- [Direction] Exactly the lines from the line holding "Rebuild this chart" to the line holding "-0.077, -0.124, -0.064];", both lines included, are to be echoed; pictures are not.

## Begin Provided data

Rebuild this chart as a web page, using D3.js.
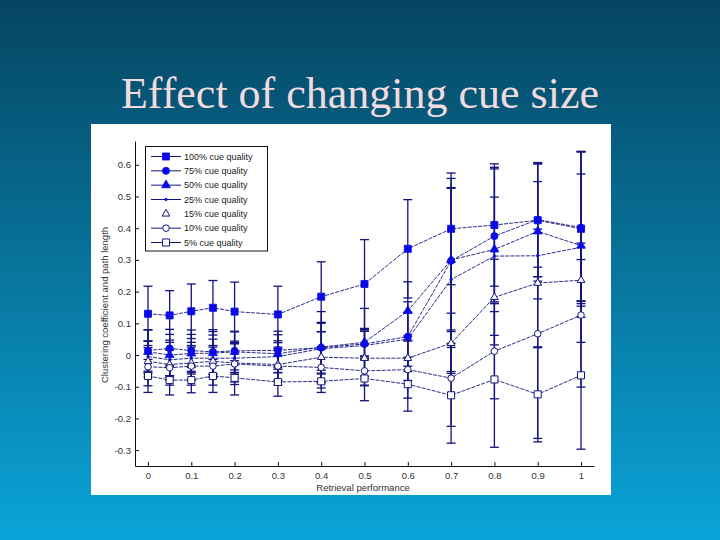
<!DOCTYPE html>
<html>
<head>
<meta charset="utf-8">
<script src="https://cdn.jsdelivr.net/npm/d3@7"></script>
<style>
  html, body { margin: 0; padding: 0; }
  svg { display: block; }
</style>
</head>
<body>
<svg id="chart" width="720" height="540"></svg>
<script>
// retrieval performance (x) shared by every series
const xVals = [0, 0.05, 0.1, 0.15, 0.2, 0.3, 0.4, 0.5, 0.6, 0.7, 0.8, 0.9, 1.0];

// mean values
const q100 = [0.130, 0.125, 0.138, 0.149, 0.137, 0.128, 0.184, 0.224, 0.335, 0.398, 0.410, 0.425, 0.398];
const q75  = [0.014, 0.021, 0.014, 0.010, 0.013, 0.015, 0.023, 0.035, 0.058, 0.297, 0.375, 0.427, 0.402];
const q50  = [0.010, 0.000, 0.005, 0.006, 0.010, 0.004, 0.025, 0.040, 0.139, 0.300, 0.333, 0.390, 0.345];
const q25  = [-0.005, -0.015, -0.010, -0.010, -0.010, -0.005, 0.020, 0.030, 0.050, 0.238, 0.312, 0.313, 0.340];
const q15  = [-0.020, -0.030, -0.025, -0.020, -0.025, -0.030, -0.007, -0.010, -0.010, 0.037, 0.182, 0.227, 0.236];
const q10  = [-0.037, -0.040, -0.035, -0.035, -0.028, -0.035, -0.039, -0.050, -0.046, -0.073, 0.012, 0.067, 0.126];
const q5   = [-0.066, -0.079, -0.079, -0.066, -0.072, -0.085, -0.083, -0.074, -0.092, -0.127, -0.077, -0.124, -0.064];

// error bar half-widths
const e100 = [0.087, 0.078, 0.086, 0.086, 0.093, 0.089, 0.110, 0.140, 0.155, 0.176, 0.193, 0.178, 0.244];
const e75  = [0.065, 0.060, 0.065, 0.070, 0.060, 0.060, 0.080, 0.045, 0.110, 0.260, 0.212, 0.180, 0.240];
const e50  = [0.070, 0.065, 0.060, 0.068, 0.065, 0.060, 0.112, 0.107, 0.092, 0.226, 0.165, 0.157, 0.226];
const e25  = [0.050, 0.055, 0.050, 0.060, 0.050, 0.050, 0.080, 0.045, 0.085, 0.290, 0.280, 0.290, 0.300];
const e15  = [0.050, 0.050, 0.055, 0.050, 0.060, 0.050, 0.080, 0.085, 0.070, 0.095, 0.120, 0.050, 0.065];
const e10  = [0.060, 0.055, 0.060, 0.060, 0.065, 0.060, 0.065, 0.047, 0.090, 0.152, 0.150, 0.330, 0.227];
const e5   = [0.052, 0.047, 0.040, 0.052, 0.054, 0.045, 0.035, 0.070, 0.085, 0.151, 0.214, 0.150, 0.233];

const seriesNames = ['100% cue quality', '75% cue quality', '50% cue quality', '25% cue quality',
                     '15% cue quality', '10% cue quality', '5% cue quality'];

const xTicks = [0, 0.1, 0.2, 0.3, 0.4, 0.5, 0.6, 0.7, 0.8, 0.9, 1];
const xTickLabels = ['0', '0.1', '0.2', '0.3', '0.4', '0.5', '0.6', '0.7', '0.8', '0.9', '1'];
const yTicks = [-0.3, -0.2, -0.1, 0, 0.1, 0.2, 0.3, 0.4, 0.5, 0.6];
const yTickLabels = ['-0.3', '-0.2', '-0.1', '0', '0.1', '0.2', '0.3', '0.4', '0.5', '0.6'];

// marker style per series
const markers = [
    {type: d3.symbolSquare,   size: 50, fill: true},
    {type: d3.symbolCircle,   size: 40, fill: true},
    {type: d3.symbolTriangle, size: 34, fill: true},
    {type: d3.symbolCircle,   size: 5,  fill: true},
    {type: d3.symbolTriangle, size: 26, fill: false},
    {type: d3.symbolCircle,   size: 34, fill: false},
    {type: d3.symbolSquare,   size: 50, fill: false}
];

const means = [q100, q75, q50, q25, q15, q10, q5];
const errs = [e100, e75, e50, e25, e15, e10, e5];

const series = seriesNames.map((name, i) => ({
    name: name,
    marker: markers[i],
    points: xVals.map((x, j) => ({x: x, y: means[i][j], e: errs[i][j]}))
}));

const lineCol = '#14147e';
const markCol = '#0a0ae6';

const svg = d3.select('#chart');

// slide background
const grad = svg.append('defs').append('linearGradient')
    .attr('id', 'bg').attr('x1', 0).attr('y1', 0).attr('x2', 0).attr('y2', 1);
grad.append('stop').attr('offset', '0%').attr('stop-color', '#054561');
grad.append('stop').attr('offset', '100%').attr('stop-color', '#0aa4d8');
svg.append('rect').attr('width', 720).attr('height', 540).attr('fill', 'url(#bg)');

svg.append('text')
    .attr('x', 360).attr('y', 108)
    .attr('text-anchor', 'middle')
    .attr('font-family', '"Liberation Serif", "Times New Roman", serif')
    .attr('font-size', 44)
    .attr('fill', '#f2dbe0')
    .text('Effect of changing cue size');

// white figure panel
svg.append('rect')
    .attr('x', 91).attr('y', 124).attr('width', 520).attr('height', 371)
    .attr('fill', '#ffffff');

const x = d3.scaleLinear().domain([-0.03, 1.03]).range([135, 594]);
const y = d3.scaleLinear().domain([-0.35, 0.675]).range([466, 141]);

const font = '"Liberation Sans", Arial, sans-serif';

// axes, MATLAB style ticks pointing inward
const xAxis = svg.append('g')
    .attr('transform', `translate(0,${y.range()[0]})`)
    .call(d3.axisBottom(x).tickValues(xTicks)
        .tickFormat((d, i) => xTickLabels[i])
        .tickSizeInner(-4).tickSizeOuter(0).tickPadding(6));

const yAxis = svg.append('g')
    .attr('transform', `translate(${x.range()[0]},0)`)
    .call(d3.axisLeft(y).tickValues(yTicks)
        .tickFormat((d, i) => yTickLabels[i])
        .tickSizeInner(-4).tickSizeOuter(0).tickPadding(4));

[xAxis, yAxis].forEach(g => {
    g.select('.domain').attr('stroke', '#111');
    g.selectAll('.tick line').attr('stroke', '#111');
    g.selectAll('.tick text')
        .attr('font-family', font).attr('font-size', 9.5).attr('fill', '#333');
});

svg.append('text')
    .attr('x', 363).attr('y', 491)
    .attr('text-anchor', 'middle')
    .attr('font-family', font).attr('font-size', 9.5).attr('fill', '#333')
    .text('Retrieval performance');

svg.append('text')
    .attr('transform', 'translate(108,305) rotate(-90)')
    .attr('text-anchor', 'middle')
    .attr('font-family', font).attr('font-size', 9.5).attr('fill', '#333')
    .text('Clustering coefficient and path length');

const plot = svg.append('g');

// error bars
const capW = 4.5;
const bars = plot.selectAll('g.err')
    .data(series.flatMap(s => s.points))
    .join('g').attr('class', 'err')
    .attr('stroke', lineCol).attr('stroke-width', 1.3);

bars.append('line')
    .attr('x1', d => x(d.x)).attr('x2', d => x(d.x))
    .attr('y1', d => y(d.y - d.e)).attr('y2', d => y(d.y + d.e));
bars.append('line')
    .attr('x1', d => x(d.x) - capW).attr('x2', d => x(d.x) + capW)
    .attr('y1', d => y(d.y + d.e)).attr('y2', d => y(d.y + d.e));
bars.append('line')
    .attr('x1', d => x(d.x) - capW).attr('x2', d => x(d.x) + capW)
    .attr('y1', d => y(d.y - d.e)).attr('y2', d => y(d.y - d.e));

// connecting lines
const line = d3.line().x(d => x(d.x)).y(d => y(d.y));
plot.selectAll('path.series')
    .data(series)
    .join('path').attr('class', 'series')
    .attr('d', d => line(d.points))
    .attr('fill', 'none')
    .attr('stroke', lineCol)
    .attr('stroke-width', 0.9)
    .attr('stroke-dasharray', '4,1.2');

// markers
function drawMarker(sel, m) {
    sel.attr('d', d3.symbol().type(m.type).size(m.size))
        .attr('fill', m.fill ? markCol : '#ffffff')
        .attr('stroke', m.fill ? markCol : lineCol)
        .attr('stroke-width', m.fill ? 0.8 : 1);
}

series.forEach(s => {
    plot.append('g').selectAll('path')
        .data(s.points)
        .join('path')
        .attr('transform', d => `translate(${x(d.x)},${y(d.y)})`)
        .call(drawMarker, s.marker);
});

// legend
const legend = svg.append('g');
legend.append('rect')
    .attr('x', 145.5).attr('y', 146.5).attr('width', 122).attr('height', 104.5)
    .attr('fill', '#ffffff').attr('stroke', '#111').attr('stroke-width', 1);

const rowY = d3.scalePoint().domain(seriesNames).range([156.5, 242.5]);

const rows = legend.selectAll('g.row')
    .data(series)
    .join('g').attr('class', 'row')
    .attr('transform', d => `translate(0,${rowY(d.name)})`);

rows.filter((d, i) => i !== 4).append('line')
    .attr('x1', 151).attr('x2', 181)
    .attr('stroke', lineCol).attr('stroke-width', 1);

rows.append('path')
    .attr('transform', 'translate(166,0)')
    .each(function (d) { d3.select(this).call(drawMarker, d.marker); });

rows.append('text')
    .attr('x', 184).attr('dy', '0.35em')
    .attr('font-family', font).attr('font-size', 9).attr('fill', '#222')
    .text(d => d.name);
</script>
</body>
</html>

## End Provided data
## Begin Provided data

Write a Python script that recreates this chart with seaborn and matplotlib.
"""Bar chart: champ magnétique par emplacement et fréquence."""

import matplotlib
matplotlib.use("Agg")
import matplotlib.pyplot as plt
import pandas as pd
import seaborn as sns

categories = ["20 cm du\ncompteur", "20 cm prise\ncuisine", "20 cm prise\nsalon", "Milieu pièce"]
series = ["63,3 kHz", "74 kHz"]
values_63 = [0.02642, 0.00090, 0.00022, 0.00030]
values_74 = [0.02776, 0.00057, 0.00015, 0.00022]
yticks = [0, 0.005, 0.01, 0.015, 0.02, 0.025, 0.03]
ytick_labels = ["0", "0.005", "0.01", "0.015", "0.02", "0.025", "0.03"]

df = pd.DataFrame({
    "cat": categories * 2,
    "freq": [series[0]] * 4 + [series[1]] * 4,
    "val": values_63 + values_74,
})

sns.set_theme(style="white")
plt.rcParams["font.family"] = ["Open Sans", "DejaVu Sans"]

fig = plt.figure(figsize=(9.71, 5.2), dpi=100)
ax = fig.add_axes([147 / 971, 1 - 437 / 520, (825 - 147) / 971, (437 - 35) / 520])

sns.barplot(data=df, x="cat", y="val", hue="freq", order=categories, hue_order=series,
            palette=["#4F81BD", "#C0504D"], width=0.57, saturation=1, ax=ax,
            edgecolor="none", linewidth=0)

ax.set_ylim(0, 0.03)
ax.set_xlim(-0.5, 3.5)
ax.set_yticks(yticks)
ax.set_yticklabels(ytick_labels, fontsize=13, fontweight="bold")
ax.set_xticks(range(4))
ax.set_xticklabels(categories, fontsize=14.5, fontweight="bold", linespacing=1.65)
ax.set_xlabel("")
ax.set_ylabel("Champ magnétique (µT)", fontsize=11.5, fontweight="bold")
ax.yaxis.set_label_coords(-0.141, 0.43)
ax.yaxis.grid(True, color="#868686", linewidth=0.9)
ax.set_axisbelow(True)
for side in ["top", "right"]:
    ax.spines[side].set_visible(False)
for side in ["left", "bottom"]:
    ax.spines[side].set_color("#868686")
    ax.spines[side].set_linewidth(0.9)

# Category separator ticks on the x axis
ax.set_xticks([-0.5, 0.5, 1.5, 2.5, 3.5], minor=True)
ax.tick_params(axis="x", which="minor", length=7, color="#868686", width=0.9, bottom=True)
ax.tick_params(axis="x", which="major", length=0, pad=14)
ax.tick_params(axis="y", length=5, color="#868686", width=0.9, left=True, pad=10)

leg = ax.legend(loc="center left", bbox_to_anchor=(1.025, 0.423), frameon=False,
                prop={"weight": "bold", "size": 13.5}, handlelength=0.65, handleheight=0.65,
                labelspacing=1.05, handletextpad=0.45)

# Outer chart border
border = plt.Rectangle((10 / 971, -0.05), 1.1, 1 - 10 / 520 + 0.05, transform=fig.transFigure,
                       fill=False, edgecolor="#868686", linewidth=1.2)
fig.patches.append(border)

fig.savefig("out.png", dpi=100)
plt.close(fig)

## End Provided data
## Begin Provided data

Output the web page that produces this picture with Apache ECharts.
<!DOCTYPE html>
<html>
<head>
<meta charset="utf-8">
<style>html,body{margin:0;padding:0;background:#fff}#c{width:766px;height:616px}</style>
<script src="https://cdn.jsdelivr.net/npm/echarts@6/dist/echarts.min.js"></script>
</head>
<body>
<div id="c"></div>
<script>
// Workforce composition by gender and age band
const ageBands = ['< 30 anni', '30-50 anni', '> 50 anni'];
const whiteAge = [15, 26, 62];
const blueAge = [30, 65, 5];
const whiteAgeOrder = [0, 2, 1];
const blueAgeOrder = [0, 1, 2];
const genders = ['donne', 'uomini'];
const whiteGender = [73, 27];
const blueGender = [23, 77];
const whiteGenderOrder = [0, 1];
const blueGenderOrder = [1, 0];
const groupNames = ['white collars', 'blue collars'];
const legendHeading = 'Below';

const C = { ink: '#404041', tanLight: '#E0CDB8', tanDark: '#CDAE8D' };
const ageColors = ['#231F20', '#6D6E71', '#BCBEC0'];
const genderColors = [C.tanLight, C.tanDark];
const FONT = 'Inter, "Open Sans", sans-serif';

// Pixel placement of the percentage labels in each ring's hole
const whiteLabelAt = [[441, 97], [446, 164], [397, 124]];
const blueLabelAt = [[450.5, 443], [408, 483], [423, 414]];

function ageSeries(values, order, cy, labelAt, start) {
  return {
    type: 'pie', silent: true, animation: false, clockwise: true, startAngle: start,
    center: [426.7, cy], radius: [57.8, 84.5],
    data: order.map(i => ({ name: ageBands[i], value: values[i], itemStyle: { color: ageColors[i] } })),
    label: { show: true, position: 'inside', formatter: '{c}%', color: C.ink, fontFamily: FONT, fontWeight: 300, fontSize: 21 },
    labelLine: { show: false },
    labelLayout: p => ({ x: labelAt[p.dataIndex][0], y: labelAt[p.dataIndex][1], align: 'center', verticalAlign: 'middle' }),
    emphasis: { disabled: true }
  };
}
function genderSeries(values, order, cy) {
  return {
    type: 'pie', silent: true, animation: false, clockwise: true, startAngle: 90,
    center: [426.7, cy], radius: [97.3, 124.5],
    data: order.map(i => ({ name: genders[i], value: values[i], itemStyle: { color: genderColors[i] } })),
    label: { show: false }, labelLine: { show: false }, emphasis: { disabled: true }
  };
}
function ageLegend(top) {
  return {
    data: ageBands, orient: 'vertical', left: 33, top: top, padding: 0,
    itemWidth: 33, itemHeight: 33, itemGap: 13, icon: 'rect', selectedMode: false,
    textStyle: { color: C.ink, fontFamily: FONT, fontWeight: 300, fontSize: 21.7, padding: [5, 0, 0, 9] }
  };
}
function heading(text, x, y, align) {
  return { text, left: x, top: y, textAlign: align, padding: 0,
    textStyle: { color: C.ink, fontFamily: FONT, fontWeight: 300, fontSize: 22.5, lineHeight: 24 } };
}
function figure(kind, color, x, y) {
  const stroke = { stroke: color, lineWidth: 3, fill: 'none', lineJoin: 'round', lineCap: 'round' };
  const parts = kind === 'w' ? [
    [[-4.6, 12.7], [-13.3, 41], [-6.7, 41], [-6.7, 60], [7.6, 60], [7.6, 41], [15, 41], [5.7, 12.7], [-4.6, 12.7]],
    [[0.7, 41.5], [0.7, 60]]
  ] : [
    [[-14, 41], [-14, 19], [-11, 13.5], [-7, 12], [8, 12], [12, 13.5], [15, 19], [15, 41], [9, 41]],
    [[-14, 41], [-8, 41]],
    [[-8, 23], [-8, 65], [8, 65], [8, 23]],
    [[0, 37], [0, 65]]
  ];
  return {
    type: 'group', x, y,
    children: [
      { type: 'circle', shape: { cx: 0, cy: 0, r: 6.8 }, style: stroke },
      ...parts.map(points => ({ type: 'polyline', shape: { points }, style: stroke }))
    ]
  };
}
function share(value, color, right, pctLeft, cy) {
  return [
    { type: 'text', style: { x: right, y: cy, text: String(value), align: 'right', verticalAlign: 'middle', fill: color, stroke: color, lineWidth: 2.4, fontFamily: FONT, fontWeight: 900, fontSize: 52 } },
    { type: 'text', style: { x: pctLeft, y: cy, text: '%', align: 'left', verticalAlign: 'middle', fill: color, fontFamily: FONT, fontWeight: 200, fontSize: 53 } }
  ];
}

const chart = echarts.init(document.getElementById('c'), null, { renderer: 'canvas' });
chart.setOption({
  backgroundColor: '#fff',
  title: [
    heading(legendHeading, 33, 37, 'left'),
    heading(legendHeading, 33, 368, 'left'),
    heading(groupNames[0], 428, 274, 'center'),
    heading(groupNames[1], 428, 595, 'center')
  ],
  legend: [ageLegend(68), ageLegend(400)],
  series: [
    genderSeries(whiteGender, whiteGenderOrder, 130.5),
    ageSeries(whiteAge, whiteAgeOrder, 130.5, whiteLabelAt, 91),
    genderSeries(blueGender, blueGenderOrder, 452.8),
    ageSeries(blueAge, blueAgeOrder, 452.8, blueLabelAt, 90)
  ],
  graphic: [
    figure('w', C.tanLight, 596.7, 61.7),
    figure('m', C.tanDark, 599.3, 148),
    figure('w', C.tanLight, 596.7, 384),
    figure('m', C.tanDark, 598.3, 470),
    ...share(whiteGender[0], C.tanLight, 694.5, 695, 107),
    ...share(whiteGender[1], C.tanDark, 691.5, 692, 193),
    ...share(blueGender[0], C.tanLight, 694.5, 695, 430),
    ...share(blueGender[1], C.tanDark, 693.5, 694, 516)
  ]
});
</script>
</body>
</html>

## End Provided data

- [Result below]
Rebuild this chart as a web page, using D3.js.
<!DOCTYPE html>
<html>
<head>
<meta charset="utf-8">
<script src="https://cdn.jsdelivr.net/npm/d3@7"></script>
<style>
  html, body { margin: 0; padding: 0; }
  svg { display: block; }
</style>
</head>
<body>
<svg id="chart" width="720" height="540"></svg>
<script>
// retrieval performance (x) shared by every series
const xVals = [0, 0.05, 0.1, 0.15, 0.2, 0.3, 0.4, 0.5, 0.6, 0.7, 0.8, 0.9, 1.0];

// mean values
const q100 = [0.130, 0.125, 0.138, 0.149, 0.137, 0.128, 0.184, 0.224, 0.335, 0.398, 0.410, 0.425, 0.398];
const q75  = [0.014, 0.021, 0.014, 0.010, 0.013, 0.015, 0.023, 0.035, 0.058, 0.297, 0.375, 0.427, 0.402];
const q50  = [0.010, 0.000, 0.005, 0.006, 0.010, 0.004, 0.025, 0.040, 0.139, 0.300, 0.333, 0.390, 0.345];
const q25  = [-0.005, -0.015, -0.010, -0.010, -0.010, -0.005, 0.020, 0.030, 0.050, 0.238, 0.312, 0.313, 0.340];
const q15  = [-0.020, -0.030, -0.025, -0.020, -0.025, -0.030, -0.007, -0.010, -0.010, 0.037, 0.182, 0.227, 0.236];
const q10  = [-0.037, -0.040, -0.035, -0.035, -0.028, -0.035, -0.039, -0.050, -0.046, -0.073, 0.012, 0.067, 0.126];
const q5   = [-0.066, -0.079, -0.079, -0.066, -0.072, -0.085, -0.083, -0.074, -0.092, -0.127, -0.077, -0.124, -0.064];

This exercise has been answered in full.